‘Tis the season for critique partner debuts!
Last month we celebrated Kate Bassett’s Words and Their Meanings. Now it’s time to cheer on Valerie Geary and her Crooked River. It’s been especially thrilling to watch these two talents find their agents, sell their books, and then release them into the world just a few weeks apart. Val and Kate have been instrumental in my own writing process. Here’s a little glimpse into CROOKED RIVER and the way the three of us work together.
Before I hand things over to Val, though, I want to share that Crooked River made November’s Indie Next list. It’s that good.
Tell us about your book.
Still grieving the sudden death of their mother, Sam and her younger sister Ollie McAlister move from the comforts of Eugene to rural Oregon to live in a meadow in a teepee under the stars with Bear, their beekeeper father. But soon after their arrival, a young woman is found dead floating in Crooked River, and the police arrest their eccentric father for the murder.
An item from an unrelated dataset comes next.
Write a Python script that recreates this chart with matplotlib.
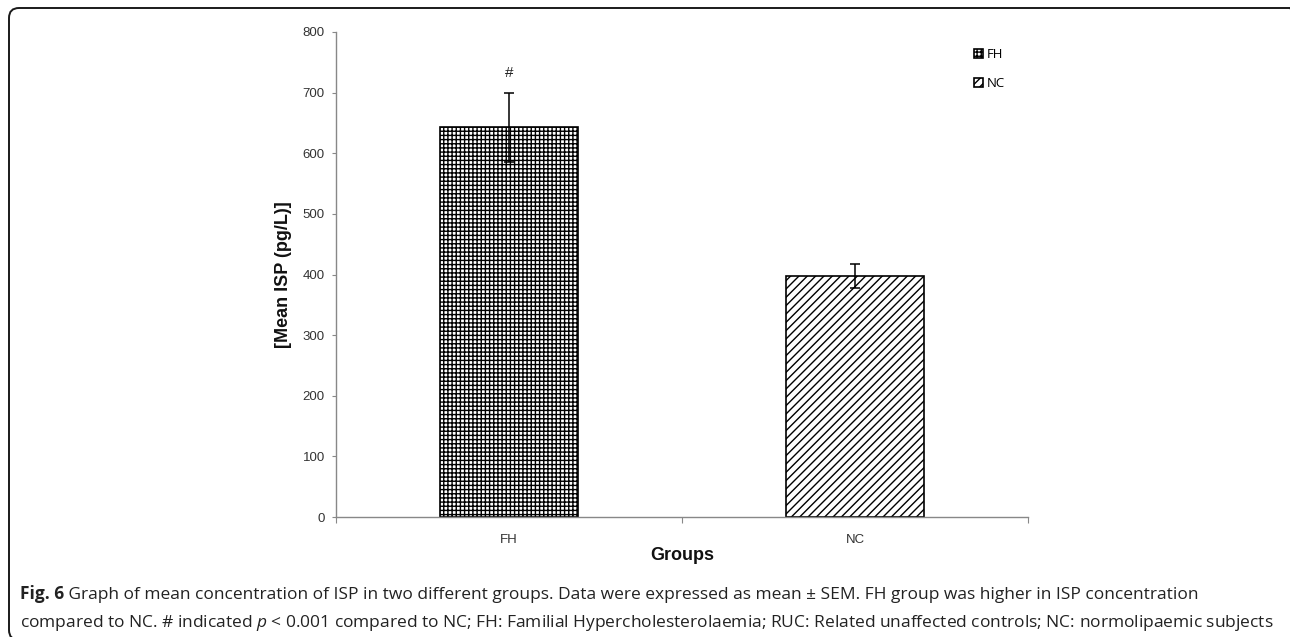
import matplotlib
matplotlib.use("Agg")
import matplotlib.pyplot as plt
from matplotlib.patches import FancyBboxPatch, Patch
from matplotlib.transforms import IdentityTransform

# ---- data ----
groups = ["FH", "NC"]
means = [643, 397]
sems = [57, 20]
hatches = ["++++", "////"]
yticks = [0, 100, 200, 300, 400, 500, 600, 700, 800]
ylabel = "[Mean ISP (pg/L)]"
xlabel = "Groups"
sig_mark = "#"
caption_bold = "Fig. 6"
caption1 = " Graph of mean concentration of ISP in two different groups. Data were expressed as mean ± SEM. FH group was higher in ISP concentration"
caption2 = r"compared to NC. # indicated $p$ < 0.001 compared to NC; FH: Familial Hypercholesterolaemia; RUC: Related unaffected controls; NC: normolipaemic subjects"

plt.rcParams['hatch.linewidth'] = 1.0
plt.rcParams['mathtext.fontset'] = 'custom'
plt.rcParams['mathtext.rm'] = 'Open Sans'
plt.rcParams['mathtext.it'] = 'Open Sans:italic'
plt.rcParams['mathtext.bf'] = 'Open Sans:bold'

W, H = 1290, 637
fig = plt.figure(figsize=(W / 100, H / 100), dpi=100)

# outer rounded frame
frame = FancyBboxPatch((9, -3), 1291, 632, boxstyle="round,pad=0,rounding_size=10",
                       transform=IdentityTransform(), facecolor="none",
                       edgecolor="#1a1a1a", linewidth=1.4, clip_on=False)
fig.patches.append(frame)

ax = fig.add_axes([336 / W, 120 / H, 692 / W, 485 / H])
x = list(range(len(groups)))
bars = ax.bar(x, means, width=0.4, color="white", edgecolor="black", linewidth=1.2,
              yerr=sems, error_kw=dict(ecolor="black", elinewidth=1.1, capsize=3.5, capthick=1.1))
for b, h in zip(bars, hatches):
    b.set_hatch(h)

ax.set_xlim(-0.5, 1.5)
ax.set_ylim(0, 800)
ax.set_yticks(yticks)
ax.set_xticks(x)
ax.set_xticklabels(groups, fontfamily="Liberation Sans", fontsize=9.5, color="#333333")
ax.set_xticks([-0.5, 0.5, 1.5], minor=True)
ax.tick_params(axis="x", which="major", length=0, pad=12)
ax.tick_params(axis="x", which="minor", length=4, width=0.8, color="#888888", direction="out")
ax.tick_params(axis="y", length=3, width=0.8, color="#888888", pad=5, labelsize=9.5, labelcolor="#333333")
for lab in ax.get_yticklabels():
    lab.set_fontfamily("Liberation Sans")
for s in ["top", "right"]:
    ax.spines[s].set_visible(False)
for s in ["left", "bottom"]:
    ax.spines[s].set_color("#888888")
    ax.spines[s].set_linewidth(1.0)

ax.text(x[0], means[0] + sems[0] + 20, sig_mark, ha="center", va="bottom",
        fontfamily="Liberation Sans", fontsize=11, color="#222222")

fig.text(283 / W, 1 - 275 / H, ylabel, rotation=90, ha="center", va="center",
         fontfamily="Liberation Sans", fontweight="bold", fontsize=13, color="#111111")
fig.text(682 / W, 1 - 556 / H, xlabel, ha="center", va="center",
         fontfamily="Liberation Sans", fontweight="bold", fontsize=13, color="#111111")

handles = [Patch(facecolor="white", edgecolor="black", hatch=h, linewidth=1.2) for h in hatches]
ax.legend(handles, groups, loc="upper left", bbox_to_anchor=(974 / W, 1 - 48 / H),
          bbox_transform=fig.transFigure, frameon=False,
          prop={"family": "Open Sans", "size": 9.5},
          handlelength=0.7, handleheight=0.7, handletextpad=0.25, labelspacing=1.25,
          borderpad=0, borderaxespad=0)

cap_size = 12.5
renderer = fig.canvas.get_renderer()
tb = fig.text(20 / W, 1 - 599 / H, caption_bold, ha="left", va="baseline",
              fontfamily="Open Sans", fontweight="bold", fontsize=cap_size, color="#222222")
bb = tb.get_window_extent(renderer)
fig.text(bb.x1 / W, 1 - 599 / H, caption1, ha="left", va="baseline",
         fontfamily="Open Sans", fontsize=cap_size, color="#222222")
fig.text(20 / W, 1 - 627 / H, caption2, ha="left", va="baseline",
         fontfamily="Open Sans", fontsize=cap_size, color="#222222")

fig.savefig("out.png", dpi=100)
Fifteen-year-old Sam knows that Bear is not a killer, even though the evidence points to his guilt. Unwilling to accept that her father could have hurt anyone, Sam embarks on a desperate hunt to save him and keep her damaged family together. Ollie, too, knows that Bear is innocent. The Shimmering have told her so. One followed her home from her mom’s funeral and refuses to leave. Now, another is following Sam. Both spirits warn Ollie: the real killer is out there, closer and more dangerous than either girl can imagine.
Crooked River is my first novel, a coming of age story and a page-turning mystery that I hope will touch readers’ hearts and keep them up past their bedtime.
What is it like to work with two other writers you’ve never met in person?
I was in a local writer’s group for a short time, and while it was nice meeting in person to talk life and writing, it was also incredibly awkward to have to sit there and listen as my group members picked apart my chapters. There was very little time and no space to consider what they were saying, and for me it ended up being this horrible emotional roller coaster that did more harm than good.
My socially anxious personality tends to fit better with a virtual writer’s group. Whenever I’m ready, I send Caroline and Kate part or all of my manuscript. They take their time reading it and then they send the manuscript back with their notes attached. There’s less pressure this way, and a lot of distance, a feeling of detachment. Revision is all about setting aside what you think a story should be and really seeing it for what it is so that you can figure out what’s working and what’s not and why. During this stage, it’s important to be as objective as we can with our own work, and the best way I’ve found to do this is by not having my critique partners in the room while I consider their feedback. There’s no one around watching, or judging, or expecting things from me. No one for me to try and justify, defend, or explain my choices. It’s just me alone with my manuscript and their notes, finding a way to a better story.
That said, there are definitely times when I just want to go grab a cup of coffee and talk shop with my friends. Or pop by their house with a plate of cookies when they’re having a hard day. We can’t do this because of the distance, and that’s something I miss.
How often do you read for each other? Do you respond differently as a manuscript progresses? If so, how?
As long as I’m not pushing up against a deadline, I’ll read as often as Kate and Caroline need me to. I’ve read their manuscripts at various stages of development. When I read early drafts, I tend to look more for big picture problems like pacing, story arc, and character development. As the drafts progress, if I’m asked to read again, I still keep big picture things in mind, but I also edit for details, oddly worded sentences, grammar errors, and typos. At every stage, too, I try and point out things I love, beautiful phrases, sections that make me hold my breath or shed a tear, characters that steal my heart. Drawing attention to where a story already shines is just as important as pointing out where it might need a little more elbow grease.
Beyond critiquing manuscripts, how else do you support one another?
In this business, there are highs and lows, good days, bad days. When I need to vent, when I want to celebrate, when I feel like a sham, when I read an interesting article, when I need encouragement, when I have stupid questions, when I need someone to tell me I’m not going crazy, or a safe place to be myself, or someone to bounce ideas off of, I go to Caroline and Kate first. No one understands the strange life of a writer better than other writers.
What is something you’ve learned from your critique partners?
Perserverence, courage, resilience.
Also, that I overwrite more often than underwrite. Thanks to Caroline and Kate’s keen eyes and wicked red pens, I’m more aware now of the places in my manuscripts where the prose gets wordy or redundant. Of course, I don’t catch everything–I still need them to help me trim the fat.
One thing I always remind Caroline and Kate (or anyone else who asks me to critique their writing) is this: At the end of the day, it’s your story. So take the feedback that rings true to you and throw out the rest.
I feel like this is good life advice, too.